■ **Exercise task**
Reproduce all the entries precisely.

Entries from a dataset
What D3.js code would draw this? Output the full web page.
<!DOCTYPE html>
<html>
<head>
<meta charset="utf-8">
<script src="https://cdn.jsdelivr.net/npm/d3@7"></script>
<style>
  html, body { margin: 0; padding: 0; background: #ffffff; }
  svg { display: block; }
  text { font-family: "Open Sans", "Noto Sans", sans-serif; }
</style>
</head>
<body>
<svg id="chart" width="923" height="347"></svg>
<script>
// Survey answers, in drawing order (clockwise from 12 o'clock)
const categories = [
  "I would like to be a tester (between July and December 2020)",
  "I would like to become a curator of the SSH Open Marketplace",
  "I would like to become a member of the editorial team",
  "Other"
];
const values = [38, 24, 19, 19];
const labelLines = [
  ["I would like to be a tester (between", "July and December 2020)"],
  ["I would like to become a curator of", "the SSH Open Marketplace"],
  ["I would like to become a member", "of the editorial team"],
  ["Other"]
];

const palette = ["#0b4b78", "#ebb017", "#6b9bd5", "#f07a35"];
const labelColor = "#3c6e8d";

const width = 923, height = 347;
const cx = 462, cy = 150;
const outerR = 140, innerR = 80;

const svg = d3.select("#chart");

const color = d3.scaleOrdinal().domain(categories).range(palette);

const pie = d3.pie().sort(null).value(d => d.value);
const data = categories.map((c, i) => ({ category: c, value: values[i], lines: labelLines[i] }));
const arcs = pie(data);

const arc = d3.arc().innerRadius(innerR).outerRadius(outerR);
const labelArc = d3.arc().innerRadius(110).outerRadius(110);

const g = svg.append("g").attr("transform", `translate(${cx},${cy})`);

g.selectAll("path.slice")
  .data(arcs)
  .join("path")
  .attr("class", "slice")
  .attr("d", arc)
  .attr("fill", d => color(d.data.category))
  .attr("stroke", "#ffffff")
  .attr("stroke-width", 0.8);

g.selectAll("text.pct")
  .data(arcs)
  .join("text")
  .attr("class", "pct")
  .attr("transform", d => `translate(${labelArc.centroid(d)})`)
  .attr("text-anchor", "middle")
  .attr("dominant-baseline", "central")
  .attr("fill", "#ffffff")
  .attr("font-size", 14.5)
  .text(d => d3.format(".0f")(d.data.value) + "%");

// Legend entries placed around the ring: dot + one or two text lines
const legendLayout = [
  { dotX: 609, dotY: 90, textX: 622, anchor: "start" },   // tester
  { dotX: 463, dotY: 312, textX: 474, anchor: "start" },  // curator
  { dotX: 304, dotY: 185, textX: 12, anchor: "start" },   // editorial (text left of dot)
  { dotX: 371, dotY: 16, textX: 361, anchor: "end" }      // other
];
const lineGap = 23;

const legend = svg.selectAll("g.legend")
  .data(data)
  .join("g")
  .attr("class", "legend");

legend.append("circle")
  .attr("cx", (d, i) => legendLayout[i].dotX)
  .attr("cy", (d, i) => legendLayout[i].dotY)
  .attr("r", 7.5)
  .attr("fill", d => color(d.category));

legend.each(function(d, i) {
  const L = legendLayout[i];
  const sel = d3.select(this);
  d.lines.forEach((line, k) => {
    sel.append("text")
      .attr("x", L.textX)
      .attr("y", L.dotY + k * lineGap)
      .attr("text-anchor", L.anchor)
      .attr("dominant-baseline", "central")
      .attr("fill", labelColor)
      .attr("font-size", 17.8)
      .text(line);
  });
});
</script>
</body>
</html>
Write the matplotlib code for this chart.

■ **Written answer**
What D3.js code would draw this? Output the full web page.
<!DOCTYPE html>
<html>
<head>
<meta charset="utf-8">
<script src="https://cdn.jsdelivr.net/npm/d3@7"></script>
<style>
  html, body { margin: 0; padding: 0; background: #ffffff; }
  svg { display: block; }
  text { font-family: "Open Sans", "Noto Sans", sans-serif; }
</style>
</head>
<body>
<svg id="chart" width="923" height="347"></svg>
<script>
// Survey answers, in drawing order (clockwise from 12 o'clock)
const categories = [
  "I would like to be a tester (between July and December 2020)",
  "I would like to become a curator of the SSH Open Marketplace",
  "I would like to become a member of the editorial team",
  "Other"
];
const values = [38, 24, 19, 19];
const labelLines = [
  ["I would like to be a tester (between", "July and December 2020)"],
  ["I would like to become a curator of", "the SSH Open Marketplace"],
  ["I would like to become a member", "of the editorial team"],
  ["Other"]
];

const palette = ["#0b4b78", "#ebb017", "#6b9bd5", "#f07a35"];
const labelColor = "#3c6e8d";

const width = 923, height = 347;
const cx = 462, cy = 150;
const outerR = 140, innerR = 80;

const svg = d3.select("#chart");

const color = d3.scaleOrdinal().domain(categories).range(palette);

const pie = d3.pie().sort(null).value(d => d.value);
const data = categories.map((c, i) => ({ category: c, value: values[i], lines: labelLines[i] }));
const arcs = pie(data);

const arc = d3.arc().innerRadius(innerR).outerRadius(outerR);
const labelArc = d3.arc().innerRadius(110).outerRadius(110);

const g = svg.append("g").attr("transform", `translate(${cx},${cy})`);

g.selectAll("path.slice")
  .data(arcs)
  .join("path")
  .attr("class", "slice")
  .attr("d", arc)
  .attr("fill", d => color(d.data.category))
  .attr("stroke", "#ffffff")
  .attr("stroke-width", 0.8);

g.selectAll("text.pct")
  .data(arcs)
  .join("text")
  .attr("class", "pct")
  .attr("transform", d => `translate(${labelArc.centroid(d)})`)
  .attr("text-anchor", "middle")
  .attr("dominant-baseline", "central")
  .attr("fill", "#ffffff")
  .attr("font-size", 14.5)
  .text(d => d3.format(".0f")(d.data.value) + "%");

// Legend entries placed around the ring: dot + one or two text lines
const legendLayout = [
  { dotX: 609, dotY: 90, textX: 622, anchor: "start" },   // tester
  { dotX: 463, dotY: 312, textX: 474, anchor: "start" },  // curator
  { dotX: 304, dotY: 185, textX: 12, anchor: "start" },   // editorial (text left of dot)
  { dotX: 371, dotY: 16, textX: 361, anchor: "end" }      // other
];
const lineGap = 23;

const legend = svg.selectAll("g.legend")
  .data(data)
  .join("g")
  .attr("class", "legend");

legend.append("circle")
  .attr("cx", (d, i) => legendLayout[i].dotX)
  .attr("cy", (d, i) => legendLayout[i].dotY)
  .attr("r", 7.5)
  .attr("fill", d => color(d.category));

legend.each(function(d, i) {
  const L = legendLayout[i];
  const sel = d3.select(this);
  d.lines.forEach((line, k) => {
    sel.append("text")
      .attr("x", L.textX)
      .attr("y", L.dotY + k * lineGap)
      .attr("text-anchor", L.anchor)
      .attr("dominant-baseline", "central")
      .attr("fill", labelColor)
      .attr("font-size", 17.8)
      .text(line);
  });
});
</script>
</body>
</html>
Write the matplotlib code for this chart.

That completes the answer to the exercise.